The power and prosperity of Mycenaean Greece were lost in a period of violent conflict1 around 1200 B.C. that encompassed not only Greece but also much of the eastern Mediterranean region of the Near East. The causes of this disaster are still obscure, but strife among the principal centers seems to have played a significant role in the undoing of Mycenaean Greece, as perhaps did also incursions by raiders from the sea. The damage done to Greek society by the dissolution of the redistributive economies of Mycenaean Greece after 1200 B.C. took centuries to repair. Only Athens seems to have escaped wholesale disaster. In fact, the later Athenians, of the fifth century B.C., prided themselves on their unique status among the peoples of classical Greece: “sprung from the soil”2 of their homeland (autochthonoi ), as they called themselves, they had not been forced to emigrate in the turmoil that engulfed the rest of Greece in the twelfth and eleventh centuries B.C.
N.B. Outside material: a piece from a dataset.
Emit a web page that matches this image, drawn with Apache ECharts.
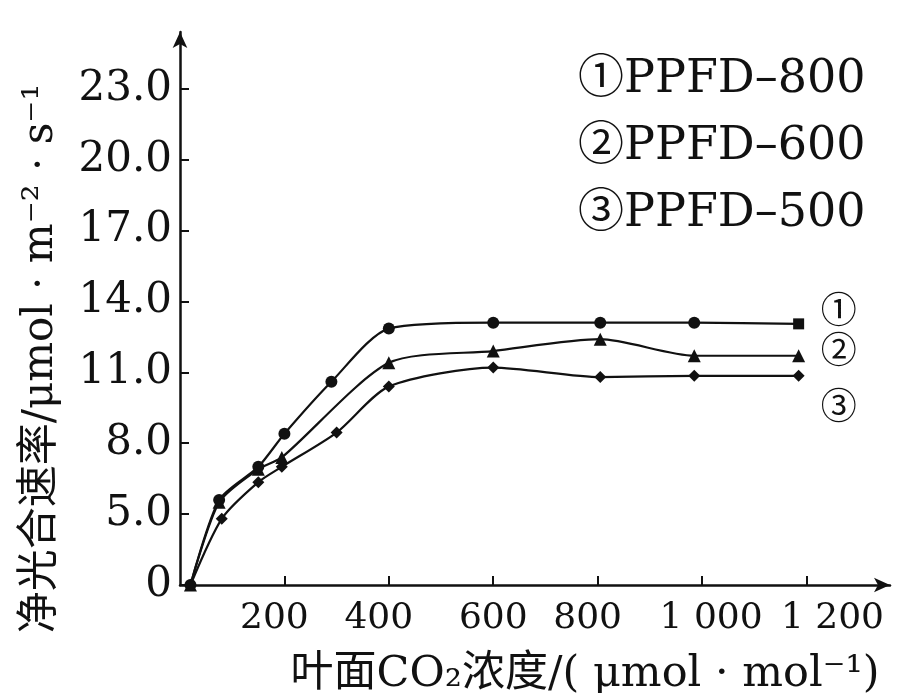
<!DOCTYPE html>
<html>
<head>
<meta charset="utf-8">
<script src="https://cdn.jsdelivr.net/npm/echarts@6/dist/echarts.min.js"></script>
<style>
  html, body { margin: 0; padding: 0; background: #fff; }
  #chart { width: 898px; height: 693px; }
</style>
</head>
<body>
<div id="chart"></div>
<script>
// The figure spaces its y ticks evenly (0 and 5.0 are as far apart as 5.0 and 8.0),
// so the "0" tick sits at 2 on a plain linear scale; values are read on that scale.
const yTickValues = [2, 5, 8, 11, 14, 17, 20, 23];
const yTickLabels = ['0', '5.0', '8.0', '11.0', '14.0', '17.0', '20.0', '23.0'];
const xTickValues = [200, 400, 600, 800, 1000, 1200];
const xTickLabels = ['200', '400', '600', '800', '1 000', '1 200'];

const seriesNames = ['①PPFD–800', '②PPFD–600', '③PPFD–500'];
const endMarks = ['①', '②', '③'];

const ppfd800X = [20, 75, 150, 200, 290, 400, 600, 805, 985, 1185];
const ppfd800Y = [2.0, 5.6, 7.0, 8.4, 10.6, 12.85, 13.1, 13.1, 13.1, 13.05];

const ppfd600X = [20, 75, 150, 195, 400, 600, 805, 985, 1185];
const ppfd600Y = [2.0, 5.5, 6.9, 7.4, 11.4, 11.9, 12.4, 11.7, 11.7];

const ppfd500X = [20, 80, 150, 195, 300, 400, 600, 805, 985, 1185];
const ppfd500Y = [2.0, 4.8, 6.35, 7.0, 8.45, 10.4, 11.2, 10.8, 10.85, 10.85];

const serifFont = "'DejaVu Serif', 'Noto Sans CJK SC', serif";

const chart = echarts.init(document.getElementById('chart'));

function pairs(xs, ys) {
  return xs.map((x, i) => [x, ys[i]]);
}

// the printed x labels sit a little off their ticks; nudge them the same way
function xLabel(v) {
  const text = xTickLabels[xTickValues.indexOf(v)];
  if (v === 1200) return '{far|' + text + '}';
  if (v === 1000) return '{near|' + text + '}';
  if (v === 600) return text;
  return '{left|' + text + '}';
}

function makeSeries(idx, xs, ys, symbol, lastSymbol, labelOffset) {
  const data = pairs(xs, ys).map((p, i) => {
    if (lastSymbol && i === xs.length - 1) {
      return { value: p, symbol: lastSymbol, symbolSize: 11 };
    }
    return p;
  });
  return {
    name: seriesNames[idx],
    type: 'line',
    data: data,
    smooth: 0.25,
    symbol: symbol,
    symbolSize: symbol === 'triangle' ? 13 : 12,
    showAllSymbol: true,
    lineStyle: { color: '#111', width: 2.2 },
    itemStyle: { color: '#111' },
    endLabel: {
      show: true,
      formatter: endMarks[idx],
      color: '#111',
      fontSize: 36,
      fontFamily: serifFont,
      offset: labelOffset
    },
    z: 3 - idx
  };
}

const xLabelStyle = { color: '#111', fontSize: 36, fontFamily: serifFont };

const option = {
  backgroundColor: '#fff',
  animation: false,
  legend: {
    orient: 'vertical',
    left: 568,
    top: 52,
    icon: 'none',
    itemWidth: 0,
    itemHeight: 20,
    itemGap: 21,
    selectedMode: false,
    data: seriesNames,
    textStyle: {
      color: '#111',
      fontSize: 46,
      lineHeight: 46,
      fontFamily: serifFont
    }
  },
  grid: {
    left: 180,
    right: 8,
    top: 32,
    bottom: 108,
    outerBoundsMode: 'none'
  },
  xAxis: {
    type: 'value',
    min: 0,
    max: 1360,
    interval: 200,
    name: '叶面CO₂浓度/( μmol · mol⁻¹)',
    nameLocation: 'middle',
    nameGap: 68,
    nameTextStyle: {
      color: '#111',
      fontSize: 43,
      fontFamily: serifFont,
      padding: [0, 0, 0, 100]
    },
    axisLine: {
      lineStyle: { color: '#111', width: 2.5 },
      symbol: ['none', 'arrow'],
      symbolSize: [11, 16]
    },
    axisTick: {
      inside: true,
      length: 9,
      customValues: xTickValues,
      lineStyle: { color: '#111', width: 2 }
    },
    axisLabel: {
      customValues: xTickValues,
      formatter: xLabel,
      hideOverlap: false,
      showMinLabel: true,
      showMaxLabel: true,
      color: '#111',
      fontSize: 36,
      fontFamily: serifFont,
      margin: 16,
      rich: {
        left: Object.assign({ padding: [0, 20, 0, 0] }, xLabelStyle),
        near: Object.assign({ padding: [0, 0, 0, 18] }, xLabelStyle),
        far: Object.assign({ padding: [0, 0, 0, 52] }, xLabelStyle)
      }
    },
    splitLine: { show: false }
  },
  yAxis: {
    type: 'value',
    min: 2,
    max: 25.4,
    interval: 3,
    name: '净光合速率/μmol · m⁻² · s⁻¹',
    nameLocation: 'middle',
    nameGap: 118,
    nameRotate: 90,
    nameTextStyle: {
      color: '#111',
      fontSize: 42,
      fontFamily: serifFont,
      padding: [0, 100, 0, 0]
    },
    axisLine: {
      show: true,
      lineStyle: { color: '#111', width: 2.5 },
      symbol: ['none', 'arrow'],
      symbolSize: [11, 16]
    },
    axisTick: {
      show: true,
      inside: true,
      length: 9,
      customValues: yTickValues,
      lineStyle: { color: '#111', width: 2 }
    },
    axisLabel: {
      customValues: yTickValues,
      formatter: (v) => yTickLabels[yTickValues.indexOf(v)],
      hideOverlap: false,
      showMinLabel: true,
      showMaxLabel: true,
      color: '#111',
      fontSize: 42,
      fontFamily: serifFont,
      margin: 8
    },
    splitLine: { show: false }
  },
  series: [
    makeSeries(0, ppfd800X, ppfd800Y, 'circle', 'rect', [14, -10]),
    makeSeries(1, ppfd600X, ppfd600Y, 'triangle', null, [14, -2]),
    makeSeries(2, ppfd500X, ppfd500Y, 'diamond', null, [14, 34])
  ]
};

chart.setOption(option);
window.addEventListener('resize', () => chart.resize());
</script>
</body>
</html>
The nature of the Athenians' boast gives some indication of the sorry fate of many other Greeks at the start of the first millennium B.C. Uprooted from their homes, they wandered abroad in search of new territory to settle. The Ionian Greeks,3 who in later times inhabited the central coast of western Anatolia, dated their emigration from the mainland to this period. Luxuries of Mycenaean civilization like fine jewelry, knives inlaid with gold, and built-in bathtubs disappeared. To an outside observer, Greek society at the end of the Mycenaean Age might have seemed destined for irreversible economic and social decline, even oblivion. This prediction would have been false.